Let me be clear here. I'm not saying there is no longer racial tension in this country. I'm not saying racial profiling doesn't exist or white privilege doesn't exist. However, there are actually two issues that are getting mixed up together in most people's minds: 1) ongoing police brutality and 2) black communities tend to have higher crime rates and lower income.
Let's take the first issue. We need to get a better system of checks and balances in place (which is what our country is built on). For example, in the Eric Garner situation, the internal police department has not fired or suspended this man despite clearly violating protocol. I'm not arguing that police officers shouldn't have the right to use force when arresting someone or that any specific laws were broken. But there is clear, visual evidence that an internal police protocol was broken, which contributed to a man's death. Arguably, the two other officers involved should have also stepped in to stop what was going on and they should face some type of fine, training, or administrative assignments.

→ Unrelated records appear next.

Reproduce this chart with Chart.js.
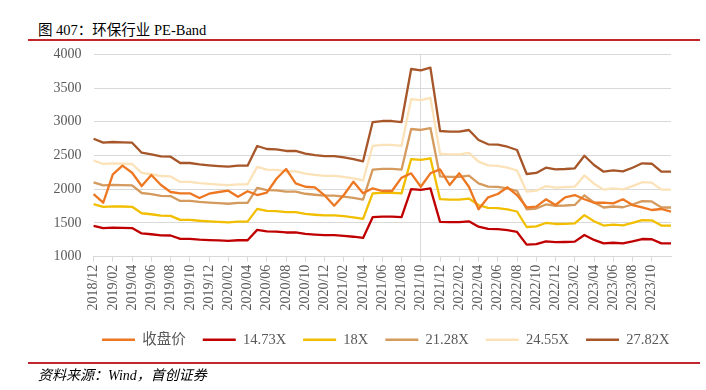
<!DOCTYPE html>
<html><head><meta charset="utf-8">
<script src="https://cdn.jsdelivr.net/npm/chart.js@4/dist/chart.umd.min.js"></script>
<style>
html,body{margin:0;padding:0;background:#fff;width:706px;height:390px;overflow:hidden;}
#wrap{position:relative;width:706px;height:390px;overflow:hidden;}
#title{position:absolute;left:38px;top:21px;font:14.5px 'Liberation Serif','Noto Sans CJK SC',serif;color:#000;white-space:nowrap;line-height:18px;}
.rule{position:absolute;left:28px;width:672px;background:#C0282D;}
#src{position:absolute;left:38px;top:367px;font:italic 14px 'Liberation Serif','Noto Sans CJK SC',serif;color:#000;white-space:nowrap;line-height:18px;}
canvas{position:absolute;left:0;top:0;}
</style></head>
<body><div id="wrap">
<div id="title">图 407：环保行业 PE-Band</div>
<div class="rule" style="top:39px;height:1.5px"></div>
<canvas id="c" width="730" height="390" style="width:730px;height:390px"></canvas>
<div class="rule" style="top:362px;height:2px"></div>
<div id="src">资料来源：Wind，首创证券</div>
</div>
<script>
const months = ['2018/12','2019/01','2019/02','2019/03','2019/04','2019/05','2019/06','2019/07','2019/08','2019/09','2019/10','2019/11',
'2019/12','2020/01','2020/02','2020/03','2020/04','2020/05','2020/06','2020/07','2020/08','2020/09','2020/10','2020/11',
'2020/12','2021/01','2021/02','2021/03','2021/04','2021/05','2021/06','2021/07','2021/08','2021/09','2021/10','2021/11',
'2021/12','2022/01','2022/02','2022/03','2022/04','2022/05','2022/06','2022/07','2022/08','2022/09','2022/10','2022/11',
'2022/12','2023/01','2023/02','2023/03','2023/04','2023/05','2023/06','2023/07','2023/08','2023/09','2023/10','2023/11','2023/12'];

const seriesNames = ['收盘价','14.73X','18X','21.28X','24.55X','27.82X'];

const closePrice = [1929,1800,2221,2349,2245,2048,2211,2063,1959,1940,1940,1870,1934,1959,1978,1889,1970,1914,1949,2155,
2300,2088,2037,2029,1910,1756,1914,2112,1940,2014,1974,1974,2171,2236,2037,2236,2295,2063,2236,2037,
1703,1880,1929,2029,1914,1732,1741,1851,1766,1880,1914,1851,1800,1800,1791,1851,1766,1732,1692,1707,1667];

const pe1473 = [1456,1424,1430,1427,1424,1345,1333,1317,1314,1265,1265,1254,1247,1241,1236,1244,1244,1398,1375,1372,
1359,1359,1338,1327,1319,1319,1309,1296,1278,1586,1594,1594,1586,2002,1992,2013,1516,1511,1511,1524,
1445,1412,1408,1393,1367,1179,1187,1228,1215,1218,1223,1322,1249,1197,1207,1199,1228,1262,1259,1197,1197];

const pe18 = [1779,1740,1747,1744,1740,1644,1629,1610,1606,1546,1546,1533,1524,1517,1510,1520,1520,1709,1680,1677,
1661,1661,1635,1622,1612,1612,1600,1584,1562,1938,1948,1948,1938,2447,2435,2459,1852,1846,1846,1862,
1766,1725,1721,1702,1670,1440,1450,1500,1485,1488,1495,1616,1526,1462,1475,1465,1500,1542,1539,1462,1462];

const pe2128 = [2103,2058,2065,2061,2058,1944,1926,1903,1899,1827,1827,1812,1801,1793,1785,1797,1797,2020,1986,1983,
1964,1964,1933,1918,1906,1906,1892,1873,1847,2292,2303,2303,2292,2893,2878,2907,2190,2182,2182,2201,
2088,2039,2035,2012,1974,1703,1714,1774,1755,1759,1767,1910,1804,1729,1744,1733,1774,1824,1819,1729,1729];

const pe2455 = [2426,2374,2383,2378,2374,2242,2222,2196,2190,2108,2108,2091,2078,2068,2060,2073,2073,2331,2291,2287,
2265,2265,2230,2212,2199,2199,2182,2160,2130,2644,2657,2657,2644,3337,3321,3354,2526,2518,2518,2540,
2409,2353,2347,2321,2278,1964,1978,2046,2025,2030,2038,2204,2082,1994,2012,1999,2046,2104,2099,1994,1994];

const pe2782 = [2749,2690,2700,2695,2690,2541,2518,2488,2482,2389,2389,2369,2355,2344,2334,2349,2349,2641,2596,2592,
2567,2567,2527,2507,2492,2492,2473,2448,2414,2996,3011,3011,2996,3782,3763,3801,2863,2853,2853,2878,
2730,2666,2660,2630,2581,2226,2241,2319,2295,2300,2310,2497,2359,2260,2280,2265,2319,2384,2378,2260,2260];

const yTicks = [1000,1500,2000,2500,3000,3500,4000];

const colors = ['#EE7722','#C00000','#F2BF00','#D49A5E','#FBE2B9','#A65628'];
const values = [closePrice, pe1473, pe18, pe2128, pe2455, pe2782];

const fontFam = "'Liberation Serif','Noto Sans CJK SC',serif";
const gray = '#595959';
const gridGray = '#D9D9D9';

const datasets = seriesNames.map((n, k) => ({
  label: n,
  data: values[k],
  borderColor: colors[k],
  backgroundColor: colors[k],
  borderWidth: 2.3,
  pointRadius: 0,
  tension: 0,
  borderJoinStyle: 'round',
  order: k === 0 ? 0 : 1
}));

new Chart(document.getElementById('c'), {
  type: 'line',
  data: { labels: months, datasets },
  options: {
    responsive: false,
    animation: false,
    devicePixelRatio: 1,
    layout: { padding: { left: 50, right: 8.6, top: 54.3, bottom: 33 } },
    plugins: {
      legend: {
        position: 'bottom',
        align: 'center',
        labels: {
          usePointStyle: true,
          pointStyle: 'line',
          pointStyleWidth: 33,
          padding: 17,
          color: gray,
          font: { family: fontFam, size: 14.5 }
        }
      },
      tooltip: { enabled: false }
    },
    scales: {
      x: {
        offset: false,
        grid: {
          drawOnChartArea: true,
          color: c => (c.index === 34 ? gridGray : 'rgba(0,0,0,0)'),
          tickColor: c => (c.index % 2 === 0 && c.index < months.length - 1 ? gridGray : 'rgba(0,0,0,0)'),
          tickLength: 5,
          lineWidth: 1
        },
        border: { color: gridGray, width: 1 },
        ticks: {
          autoSkip: false,
          maxRotation: 90,
          minRotation: 90,
          padding: 3,
          color: gray,
          font: { family: fontFam, size: 14 },
          callback: (v, i) => (i % 2 === 0 && i < months.length - 1 ? months[i] : '')
        },
        afterFit: s => { s.height = 58.8; }
      },
      y: {
        min: yTicks[0],
        max: yTicks[yTicks.length - 1],
        ticks: {
          stepSize: yTicks[1] - yTicks[0],
          padding: 12,
          color: gray,
          font: { family: fontFam, size: 14 },
          callback: v => String(v)
        },
        grid: { color: gridGray, drawTicks: false, lineWidth: 1 },
        border: { display: false },
        afterFit: s => { s.width = 43.6; }
      },
      y2: {
        position: 'right',
        display: true,
        min: yTicks[0],
        max: yTicks[yTicks.length - 1],
        grid: { display: false, drawTicks: false },
        border: { display: false },
        ticks: { display: false },
        afterFit: s => { s.width = 50.4; }
      }
    }
  }
});
</script>
</body></html>
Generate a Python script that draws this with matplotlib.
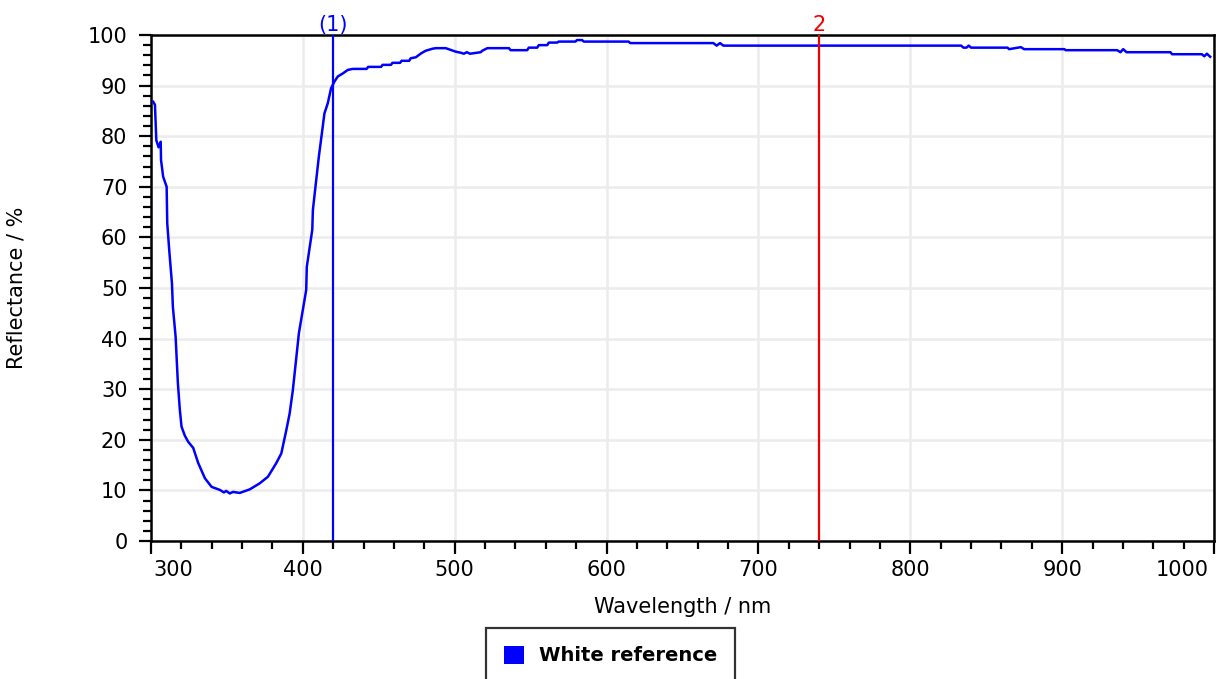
import matplotlib
matplotlib.use("Agg")
import matplotlib.pyplot as plt
from matplotlib.patches import Patch
from matplotlib.ticker import MultipleLocator
import matplotlib.transforms as mtransforms

# ---- data ----
wavelength = [301.5, 302.6, 303.5, 305.0, 306.4, 306.6, 308.0, 310.3, 310.7, 312.0,
              313.8, 314.4, 316.2, 317.7, 319.0, 320.1, 322.3, 324.5, 327.8, 331.1,
              335.5, 339.9, 345.3, 348.0, 349.5, 351.9, 354.0, 358.4, 365.0, 371.6,
              377.0, 382.5, 385.8, 389.1, 391.3, 393.4, 396.7, 397.4, 402.2, 402.6,
              406.2, 406.6, 408.3, 410.5, 413.1, 414.2, 416.4, 418.6, 420.8, 423.0,
              426.3, 429.6, 432.8, 442.0, 443.0, 451.5, 452.5, 458.0, 459.0, 464.0,
              465.0, 470.0, 471.0, 474.4, 478.0, 481.0, 485.5,
              487.6, 494.1, 500.7, 504.0, 506.0, 508.0, 510.0, 517.1, 518.2, 521.5,
              535.7, 536.8, 547.7, 548.8, 554.3, 555.4, 560.9, 562.0, 567.4, 568.5,
              579.5, 580.5, 583.8, 585.0, 614.5, 615.6, 670.3, 672.5, 674.7, 676.9,
              833.5, 835.0, 837.0, 838.5, 840.0, 864.0, 865.1, 872.8, 875.0, 901.5,
              902.3, 911.1, 912.2, 936.2, 938.4, 940.2, 942.4, 971.3, 972.4, 992.0,
              993.6, 995.3, 997.5]
reflectance = [86.8, 86.2, 79.2, 77.8, 78.9, 75.3, 72.0, 70.0, 62.8, 57.5,
               50.9, 46.3, 40.4, 31.2, 25.9, 22.6, 20.8, 19.6, 18.4, 15.4,
               12.4, 10.7, 10.1, 9.6, 9.9, 9.4, 9.7, 9.5, 10.2, 11.4,
               12.7, 15.4, 17.3, 21.9, 25.2, 29.8, 39.1, 41.1, 49.6, 54.2,
               61.5, 65.4, 70.0, 75.9, 81.9, 84.5, 86.5, 89.5, 90.8, 91.8,
               92.4, 93.1, 93.3, 93.3, 93.7, 93.7, 94.1, 94.1, 94.5, 94.5,
               94.9, 94.9, 95.4, 95.6, 96.4, 96.9, 97.3,
               97.4, 97.4, 96.7, 96.5, 96.3, 96.6, 96.3, 96.6, 96.9, 97.4,
               97.4, 97.0, 97.0, 97.5, 97.5, 98.0, 98.0, 98.5, 98.5, 98.7,
               98.7, 99.0, 99.0, 98.7, 98.7, 98.4, 98.4, 97.9, 98.4, 97.9,
               97.9, 97.5, 97.5, 97.9, 97.5, 97.5, 97.2, 97.6, 97.2, 97.2,
               97.0, 97.0, 97.0, 97.0, 96.6, 97.2, 96.6, 96.6, 96.2, 96.2,
               95.8, 96.3, 95.7]

marker_positions = [420, 740]
marker_labels = ["(1)", "2"]
marker_colors = ["#0000ff", "#ee0000"]

x_ticks = [300, 400, 500, 600, 700, 800, 900, 1000]
y_ticks = [0, 10, 20, 30, 40, 50, 60, 70, 80, 90, 100]
series_name = "White reference"

# ---- figure ----
plt.rcParams['font.family'] = ['DejaVu Sans']
fig = plt.figure(figsize=(12.16, 6.79), dpi=100)
ax = fig.add_axes([151/1216, 1-541/679, (1214-151)/1216, (541-35)/679])

ax.plot(wavelength, reflectance, color="#0000ff", lw=1.8, zorder=3)

for xm, lab, col in zip(marker_positions, marker_labels, marker_colors):
    ax.axvline(xm, color=col, lw=1.6, zorder=4)
    ax.text(xm, 100, lab, color=col, fontsize=15, ha='center', va='bottom',
            transform=ax.transData, clip_on=False)

ax.set_xlim(300, 1000)
ax.set_ylim(0, 100)
ax.set_xticks(x_ticks)
ax.set_yticks(y_ticks)
ax.xaxis.set_minor_locator(MultipleLocator(20))
ax.yaxis.set_minor_locator(MultipleLocator(2))

ax.grid(True, which='major', color="#ececec", lw=1.8, zorder=0)
ax.set_axisbelow(True)

for s in ax.spines.values():
    s.set_linewidth(1.8)
    s.set_color('black')

ax.tick_params(which='major', direction='out', length=9, width=1.6, labelsize=15, pad=5)
ax.tick_params(axis='y', which='major', pad=8)
ax.tick_params(which='minor', direction='out', length=5.5, width=1.6)

ax.set_xlabel("Wavelength / nm", fontsize=15, labelpad=12)
ax.set_ylabel("Reflectance / %", fontsize=15, labelpad=44)

fig.canvas.draw()
labels = ax.get_xticklabels()
off_r = mtransforms.ScaledTranslation(2/100, 0, fig.dpi_scale_trans)
off_l = mtransforms.ScaledTranslation(-5/100, 0, fig.dpi_scale_trans)
labels[0].set_horizontalalignment('left')
labels[0].set_transform(labels[0].get_transform() + off_r)
labels[-1].set_horizontalalignment('right')
labels[-1].set_transform(labels[-1].get_transform() + off_l)

handle = Patch(facecolor="#0000ff", edgecolor="none")
leg = fig.legend([handle], [series_name], loc='upper left',
                 bbox_to_anchor=(486/1216, 1-628/679),
                 frameon=True, fancybox=False, edgecolor='black',
                 prop={'weight': 'bold', 'size': 14},
                 handlelength=1.05, handleheight=1.05, handletextpad=0.8,
                 borderpad=0.9, borderaxespad=0)
leg.get_frame().set_linewidth(1.6)

fig.savefig("out.png", dpi=100)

However, I would like to present a few other cases to show that excessive force has been used across color lines. For instance, there's the case in Missouri of Jason and Laura Hagan, a homeschooling family who were being followed up with by CPS based on a previous complaint of a "messy house". When the Hagan's exercised their Fourth Amendment rights to refuse to let CPS in, the local Sheriff's office was called in. Without a warrant or justifiable cause, the parents and dog were pepper sprayed, tasered, and attacked in their own home (despite being on the phone with a lawyer at the time, so that was pretty dumb). A lawsuit has been filed, and the Sheriff has been fired.
Also, at least two Justice Department investigations have found systemic police brutality and use of excessive force (Albuquerque, New Mexico, and Cleveland, Ohio) without a specific finding of racial profiling or racism. In Albuquerque, for example, a homeless white man was shot (allegedly armed with a small pocketknife, but complying with police). I think the #blacklivesmatter should really be #livesmatter. If the local police are being excessive, it should not matter what color you are, they should be reprimanded and action should be taken internally. If that's not happening, then we need an external group to step in (whether that's the Justice Department, or some other entity). Cameras aren't going to help, and making it all about race is only going to cause more black lives to be lost.
Now, to fix the problem of inequality, you have to go a bit further. Why are most of the police brutality cases against black victims/suspects? Going back to a previous blog post, even the black President of the United States indicated a direct correlation between "some communities of color" and "high crime, low income neighborhoods". So, if you want to fix the underlying racial tension, that is the problem that needs to be fixed. I don't think that anyone is going to call our President racist, but isn't he indicating the same type of bias as the local police departments? If even the President assumes that some "communities of color" can be synonymous with high crime, low income areas, why would we be upset that police make the same assumptions?
So let's fix the high crime, low income areas. Obviously, the answer to that isn't easy. However, I think it's about fixing the education system, getting people off government assistance and into jobs, and providing support and resources for new parents in low income areas. The way the system works right now, we are encouraging young, low-income parents to have children (because they can't get most benefits otherwise) and then not giving them the support and education they need to raise their children. Then, we are encouraging them to work (because you can't get most government benefits without working) without giving them quality childcare, leaving tweens and teens wandering the streets without purpose. Our education system is failing, because it's expected to act as a substitute parent and child-care provider as well as educating our young people.
Here's one radical solution: Provide optional at-home preschool/parenting services for all low income families (with children ages 0-5) so parents can learn how to parent their own children. Increase the length of the public school day, while decreasing the number of "educational hours". The school day for elementary students should be 5 hours (required) with up to 4 hours of optional "childcare" provided at no cost after school. Class sizes should be 15:1 during "educational hours" with additional support for Kindergarten classrooms (10:1). "Childcare" coverage should include tutoring services, physical activity, and just letting kids play outside. School should also be "year-round" to prevent the "learning slide" and higher crime during summer.
In addition, we need to fix the Welfare system (again). Right now the system is set up to encourage single parents and renters and discourage homeowner's and stay-at-home parents. We should provide temporary, emergency support only, and instead of paying to rent low-income housing, we should provide low-interest loans to help get more families into stable housing and fix up areas of our cities with low-property values. Also, any man who wants should be able to get a job (similar to the Civilian Conservation Corps).
We should have a system in place to provide job related experience and training to anyone who is unemployed. If they've been incarcerated they need to be given a second chance through supervised training and experience. No more two years of unemployment for people who just don't want to work. Limit "unemployment" to 3 months, and if you haven't found a job by then, you'll be given one, which you have to work at to get paid. Also, stop paying for childcare. It makes no sense to me to employ the women of this country for $8 an hour and pay someone $10 an hour to provide childcare for them, And yes, I'm being gender specific, but that's because one of the main reasons for the high crime rate among black men, is that they aren't given any other roles. We've assigned them the roles of "dead-beat dad" or "at risk youth" and we've never given them a better place in society. Expect them to step up, and they will.
Let's look to our culture to make the changes and not the government. Support programs to educate low-income youth. Support Big Brother/Big Sister or Habitat For Humanity, or whatever local programs in your area help with education and job placement. Ask your Senator to make changes that help this country, but don't rely solely on their progress, start making your own. All lives matter, so let's fix the two separate issues: police brutality, and the "low income/high crime communities of color".